September 9, 2010
The Canadian housing market has gone wild in the past year, and now when things are beginning to cool everyone seems to be running to the hills. We knew it was coming — a market can’t maintain such high returns for long. So what’s everyone talking about?
There will be a slow-down in the next year or so as demand drops off– but only because demand was artificially high to beat the HST in Ontario and BC and lock-in mortgage rates while they were at historical lows. Not really a storm, more like how every year after summer provides us with some warm months, but we always know that autumn will come after.
According to the Financial Post:
“Over the next few quarters, we forecast housing starts to continue to ease, down near 170,000 units in the fourth quarter, and bottoming in the 150,000-160,000 range by mid-2011,” said Pascal Gauthier, senior economist at TD Economics.

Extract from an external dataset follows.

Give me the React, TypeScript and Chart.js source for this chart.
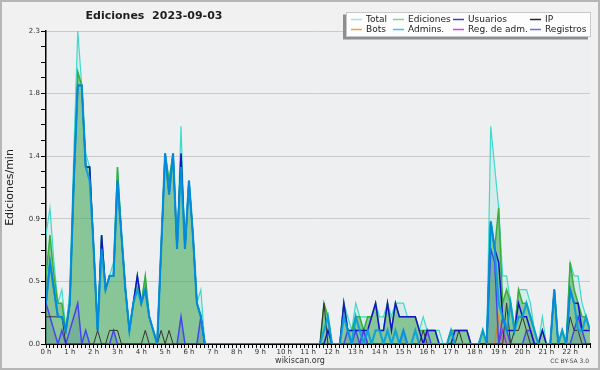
import React, { useEffect, useRef } from 'react';
import { Chart, registerables } from 'chart.js';

Chart.register(...registerables);

// ---- categories / tick labels ----
const hourLabels = ['0 h','1 h','2 h','3 h','4 h','5 h','6 h','7 h','8 h','9 h','10 h','11 h','12 h','13 h','14 h','15 h','16 h','17 h','18 h','19 h','20 h','21 h','22 h'];
const slotsPerHour = 6; // 10-minute slots
const timeSlots = Array.from({ length: hourLabels.length * slotsPerHour }, (_, i) => i);
const yMax = 2.3;
const yMinorPerMajor = 4;
const yMajorCount = 5;

// ---- series values (edits / min, 10-minute buckets) ----
const total = [
  0.8,1.0,0.6,0.3,0.4,0.1,
  0.4,1.4,2.3,1.9,1.4,1.3,
  0.7,0.1,0.8,0.4,0.5,0.6,
  1.3,0.8,0.4,0.1,0.3,0.5,
  0.3,0.5,0.2,0.1,0,0.7,
  1.4,1.2,1.4,0.7,1.6,0.7,
  1.2,0.8,0.3,0.4,0,0,
  0,0,0,0,0,0,
  0,0,0,0,0,0,
  0,0,0,0,0,0,
  0,0,0,0,0,0,
  0,0,0,0,0.3,0.2,
  0,0,0,0.3,0.2,0.1,
  0.3,0.2,0.2,0.2,0.2,0.3,
  0.2,0.2,0.3,0.2,0.3,0.3,
  0.3,0.2,0.2,0.2,0.1,0.2,
  0.1,0.1,0.1,0.1,0,0,
  0.1,0.1,0.1,0.1,0.1,0,
  0,0,0.1,0,1.6,1.3,
  1.0,0.5,0.5,0.3,0.1,0.4,
  0.4,0.4,0.3,0.1,0,0.2,
  0,0,0.4,0,0.1,0,
  0.6,0.5,0.5,0.3,0.2,0.1,
];
const ediciones = [
  0.5,0.8,0.5,0.3,0.3,0.1,
  0.3,1.2,2.0,1.9,1.3,1.3,
  0.7,0.1,0.8,0.4,0.5,0.5,
  1.3,0.8,0.4,0.1,0.3,0.5,
  0.3,0.5,0.2,0.1,0,0.7,
  1.4,1.2,1.4,0.7,1.4,0.7,
  1.2,0.8,0.3,0.2,0,0,
  0,0,0,0,0,0,
  0,0,0,0,0,0,
  0,0,0,0,0,0,
  0,0,0,0,0,0,
  0,0,0,0,0.3,0.2,
  0,0,0,0.3,0.1,0.1,
  0.2,0.2,0.1,0.2,0.2,0.3,
  0.1,0.1,0.3,0.1,0.3,0.2,
  0.2,0.2,0.2,0.2,0.1,0.1,
  0.1,0.1,0.1,0,0,0,
  0.1,0.1,0.1,0.1,0.1,0,
  0,0,0.1,0,0.9,0.7,
  1.0,0.3,0.4,0.3,0.1,0.4,
  0.3,0.3,0.2,0.1,0,0.1,
  0,0,0.4,0,0.1,0,
  0.6,0.4,0.3,0.2,0.2,0.1,
];
const usuarios = [
  0.3,0.6,0.4,0.2,0.2,0.1,
  0.3,1.2,1.9,1.9,1.3,1.3,
  0.7,0.1,0.8,0.4,0.5,0.5,
  1.2,0.8,0.4,0.1,0.3,0.5,
  0.3,0.4,0.2,0.1,0,0.7,
  1.4,1.1,1.4,0.7,1.4,0.7,
  1.2,0.8,0.3,0.2,0,0,
  0,0,0,0,0,0,
  0,0,0,0,0,0,
  0,0,0,0,0,0,
  0,0,0,0,0,0,
  0,0,0,0,0,0.1,
  0,0,0,0.3,0.1,0.1,
  0.1,0.1,0.1,0.1,0.2,0.3,
  0.1,0.1,0.3,0.1,0.3,0.2,
  0.2,0.2,0.2,0.2,0.1,0,
  0.1,0.1,0.1,0,0,0,
  0,0.1,0.1,0.1,0.1,0,
  0,0,0,0,0.9,0.7,
  0.6,0.2,0.1,0.1,0.1,0.3,
  0.2,0.2,0.1,0,0,0.1,
  0,0,0.4,0,0,0,
  0.4,0.3,0.3,0.1,0.1,0.1,
];
const ip = [
  0.2,0.2,0.2,0.2,0.2,0,
  0,0,0,0,0,0,
  0,0.1,0,0,0.1,0.1,
  0.1,0,0,0,0,0,
  0,0.1,0,0,0,0.1,
  0,0.1,0,0,0,0,
  0,0,0,0,0,0,
  0,0,0,0,0,0,
  0,0,0,0,0,0,
  0,0,0,0,0,0,
  0,0,0,0,0,0,
  0,0,0,0,0.3,0,
  0,0,0,0,0,0,
  0,0,0,0,0,0,
  0,0,0,0,0,0,
  0,0,0,0,0,0.1,
  0,0,0,0,0,0,
  0,0,0.1,0,0,0,
  0,0,0,0,0,0,
  0,0,0.3,0,0.1,0.1,
  0.2,0.1,0,0,0,0,
  0,0,0,0,0,0,
  0.2,0.1,0.1,0,0,0,
];
const bots = [
  0,0,0,0,0,0, 0,0,0,0,0,0, 0,0,0,0,0,0, 0,0,0,0,0,0,
  0,0,0,0,0,0, 0,0,0,0,0,0, 0,0,0,0,0,0, 0,0,0,0,0,0,
  0,0,0,0,0,0, 0,0,0,0,0,0, 0,0,0,0,0,0, 0,0,0,0,0,0,
  0,0,0,0,0,0, 0,0,0,0,0,0, 0,0,0,0,0,0, 0,0,0,0,0,0,
  0,0,0,0,0,0, 0,0,0,0,0,0, 0,0,0,0,0,0,
  0.2,0,0,0,0,0,
  0,0,0,0,0,0, 0,0,0,0,0,0, 0,0,0,0,0,0,
];
const admins = [
  0.3,0.6,0.4,0.2,0.2,0.1,
  0.3,1.2,1.9,1.9,1.3,1.2,
  0.7,0.1,0.7,0.4,0.5,0.5,
  1.2,0.8,0.4,0.1,0.3,0.4,
  0.3,0.4,0.2,0.1,0,0.7,
  1.4,1.1,1.4,0.7,1.3,0.7,
  1.2,0.8,0.3,0.2,0,0,
  0,0,0,0,0,0,
  0,0,0,0,0,0,
  0,0,0,0,0,0,
  0,0,0,0,0,0,
  0,0,0,0,0.1,0.2,
  0,0,0,0.2,0.1,0,
  0.2,0.1,0,0.1,0,0.1,
  0.1,0,0.1,0,0.1,0,
  0.1,0,0,0.1,0,0,
  0,0,0,0,0,0,
  0.1,0,0,0,0,0,
  0,0,0.1,0,0.9,0.7,
  0.3,0.2,0.1,0.3,0.1,0.2,
  0.2,0.3,0.2,0.1,0,0,
  0,0,0.4,0,0.1,0,
  0.4,0.3,0.1,0.1,0.2,0.1,
];
const regAdm = [
  0,0,0,0,0,0, 0,0,0,0,0,0, 0,0,0,0,0,0, 0,0,0,0,0,0,
  0,0,0,0,0,0, 0,0,0,0,0,0, 0,0,0,0,0,0, 0,0,0,0,0,0,
  0,0,0,0,0,0, 0,0,0,0,0,0, 0,0,0,0,0,0, 0,0,0,0,0,0,
  0,0,0,0,0,0,
  0,0,0.1,0,0,0,
  0,0,0,0,0,0, 0,0,0,0,0,0, 0,0,0,0,0,0, 0,0,0,0,0,0, 0,0,0,0,0,0,
  0,0.1,0,0,0,0,
  0,0,0,0,0,0, 0,0,0,0,0,0, 0,0,0,0,0,0,
];
const registros = [
  0.3,0.2,0.1,0,0.1,0,
  0.1,0.2,0.3,0,0.1,0,
  0,0,0,0,0,0.1,
  0,0,0,0,0,0,
  0,0,0,0,0,0,
  0,0,0,0,0.2,0,
  0,0,0,0.2,0,0,
  0,0,0,0,0,0,
  0,0,0,0,0,0,
  0,0,0,0,0,0,
  0,0,0,0,0,0,
  0,0,0,0,0,0,
  0,0,0,0,0.1,0,
  0.1,0,0.1,0,0,0,
  0,0,0,0,0,0,
  0.1,0,0,0,0,0,
  0.1,0,0,0,0,0,
  0,0,0,0,0,0,
  0,0,0,0,0.7,0.6,
  0,0.2,0.1,0,0,0,
  0,0.1,0.1,0,0,0,
  0,0,0,0,0,0,
  0,0.1,0.2,0.1,0,0,
];

// legend (drawn in wikiscan's 4x2 grid)
const legendNames = ['Total', 'Ediciones', 'Usuarios', 'IP', 'Bots', 'Admins.', 'Reg. de adm.', 'Registros'];
const legendColors = ['#a3e4dc', '#92d092', '#3d3dd8', '#2a2a2a', '#f3a23a', '#40c6e6', '#d046d8', '#6c6ce8'];

const FONT = '"DejaVu Sans", "Liberation Sans", sans-serif';

const decor = {
  id: 'decor',
  beforeDraw(chart: any) {
    const { ctx, chartArea: a, width, height } = chart;
    ctx.save();
    ctx.fillStyle = '#f1f1f1';
    ctx.fillRect(0, 0, width, height);
    ctx.fillStyle = '#edeff1';
    ctx.fillRect(a.left, a.top, a.right - a.left, a.bottom - a.top);
    ctx.strokeStyle = '#b6b6b6';
    ctx.lineWidth = 2;
    ctx.strokeRect(1, 1, width - 2, height - 2);
    ctx.restore();
  },
  afterDraw(chart: any) {
    const { ctx, chartArea: a } = chart;
    ctx.save();
    // title
    ctx.fillStyle = '#1e1e1e';
    ctx.font = `bold 11px ${FONT}`;
    ctx.textAlign = 'center';
    ctx.textBaseline = 'middle';
    ctx.fillText('Ediciones  2023-09-03', 154, 16);
    // y title
    ctx.save();
    ctx.translate(10, (a.top + a.bottom) / 2);
    ctx.rotate(-Math.PI / 2);
    ctx.font = `11px ${FONT}`;
    ctx.fillStyle = '#222';
    ctx.fillText('Ediciones/min', 0, 0);
    ctx.restore();
    // footer
    ctx.font = `8px ${FONT}`;
    ctx.fillStyle = '#333';
    ctx.fillText('wikiscan.org', 300, 361);
    ctx.font = `6px ${FONT}`;
    ctx.textAlign = 'right';
    ctx.fillStyle = '#444';
    ctx.fillText('CC BY-SA 3.0', 589, 361);
    // legend box with shadow
    const bx = 346, by = 12, bw = 245, bh = 25;
    ctx.fillStyle = '#8e8e8e';
    ctx.fillRect(bx - 3, by + 2.5, bw, bh);
    ctx.fillStyle = '#fdfdfd';
    ctx.fillRect(bx, by, bw, bh);
    ctx.strokeStyle = '#c8c8c8';
    ctx.lineWidth = 1;
    ctx.strokeRect(bx + 0.5, by + 0.5, bw - 1, bh - 1);
    const colX = [366, 408, 468, 545];
    const rowY = [19.5, 29.5];
    ctx.font = `9px ${FONT}`;
    ctx.textAlign = 'left';
    legendNames.forEach((name, i) => {
      const cx = colX[i % 4];
      const cy = rowY[Math.floor(i / 4)];
      ctx.strokeStyle = legendColors[i];
      ctx.lineWidth = 1.5;
      ctx.beginPath();
      ctx.moveTo(cx - 15, cy);
      ctx.lineTo(cx - 4, cy);
      ctx.stroke();
      ctx.fillStyle = '#222';
      ctx.fillText(name, cx, cy + 0.5);
    });
    ctx.restore();
  },
};

function line(label: string, data: number[], color: string, width: number, fill?: string) {
  return {
    label,
    data,
    borderColor: color,
    borderWidth: width,
    backgroundColor: fill || 'transparent',
    fill: fill ? 'origin' : false,
    pointRadius: 0,
    tension: 0,
  };
}

export default function App() {
  const ref = useRef<HTMLCanvasElement>(null);
  useEffect(() => {
    document.body.style.margin = '0';
    const lastSlot = timeSlots[timeSlots.length - 1];
    const chart = new Chart(ref.current as HTMLCanvasElement, {
      type: 'line',
      data: {
        labels: timeSlots,
        datasets: [
          line('Admins.', admins, 'rgba(0,158,222,0.85)', 2.2),
          line('Usuarios', usuarios, '#1515c8', 1.5),
          line('IP', ip, '#333333', 1),
          line('Registros', registros, '#4646ee', 1.5, 'rgba(20,60,150,0.15)'),
          line('Reg. de adm.', regAdm, '#c232d2', 1.5),
          line('Bots', bots, '#f09020', 1.5),
          line('Ediciones', ediciones, '#3aae3a', 1.5, 'rgba(60,160,70,0.5)'),
          line('Total', total, '#40dacb', 1.2, 'rgba(80,220,200,0.15)'),
        ] as any,
      },
      options: {
        animation: false,
        responsive: false,
        devicePixelRatio: 1,
        layout: { padding: { left: 0, right: 10, top: 31, bottom: 0 } },
        plugins: { legend: { display: false }, tooltip: { enabled: false }, title: { display: false } },
        scales: {
          x: {
            type: 'linear',
            min: 0,
            max: lastSlot,
            z: 1,
            afterBuildTicks: (s: any) => {
              s.ticks = timeSlots.map((v) => ({ value: v }));
            },
            afterFit: (s: any) => { s.height = 26; },
            border: { color: '#000', width: 2 },
            grid: { drawOnChartArea: false, tickLength: 4, tickColor: '#000', tickWidth: 1 },
            ticks: {
              autoSkip: false,
              maxRotation: 0,
              minRotation: 0,
              padding: 0,
              color: '#333',
              font: { family: FONT, size: 7 },
              callback: (v: any) => (v % slotsPerHour === 0 ? hourLabels[v / slotsPerHour] : ''),
            },
          },
          y: {
            min: 0,
            max: yMax,
            afterBuildTicks: (s: any) => {
              const n = yMajorCount * yMinorPerMajor;
              s.ticks = Array.from({ length: n + 1 }, (_, k) => ({ value: (yMax * k) / n }));
            },
            afterFit: (s: any) => { s.width = 46; },
            border: { color: '#000', width: 1.5 },
            grid: {
              color: (c: any) => (c.index % yMinorPerMajor === 0 ? '#cacaca' : 'rgba(0,0,0,0)'),
              tickColor: '#000',
              tickLength: 5,
              lineWidth: 1,
            },
            ticks: {
              padding: 1,
              color: '#333',
              font: { family: FONT, size: 7 },
              callback: (v: any, i: number) => (i % yMinorPerMajor === 0 ? Number(v).toFixed(1) : ''),
            },
          },
        },
      } as any,
      plugins: [decor],
    });
    return () => chart.destroy();
  }, []);
  return (
    <div style={{ width: 600, height: 370 }}>
      <canvas ref={ref} width={600} height={370} style={{ display: 'block' }} />
    </div>
  );
}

So the market is going to cool, but it’s not going to crash. By mid-2011, then, it is likely that the housing market will have largely completed its correction and things will be back on their way up. Mr. Gauthier predicts that by 2012 the housing market will be back on stable ground. The good news is that, so far, we haven’t seen any dramatic decline in prices because supply has fallen off in tandem with demand, leaving prices relatively unchanged.
The “Storm” and the Calm
The Financial Post called the forthcoming stage of the real estate market a “rough patch”. It doesn’t sound that terrible to me. Sure, we might see fewer parking lots turning into condos, but is that really the end of the world? Is it cause for panic? Nope. It’s just like when you eat too much for breakfast so you want a light lunch. It’s like when you drink too much one night and don’t want to drink for a while. It’s like when it hasn’t rained for a while and then it, well, finally rains. Anyway, you get the picture. The craziness we saw in the market and the expected “rough patch” for the next while are like two peas in a pod.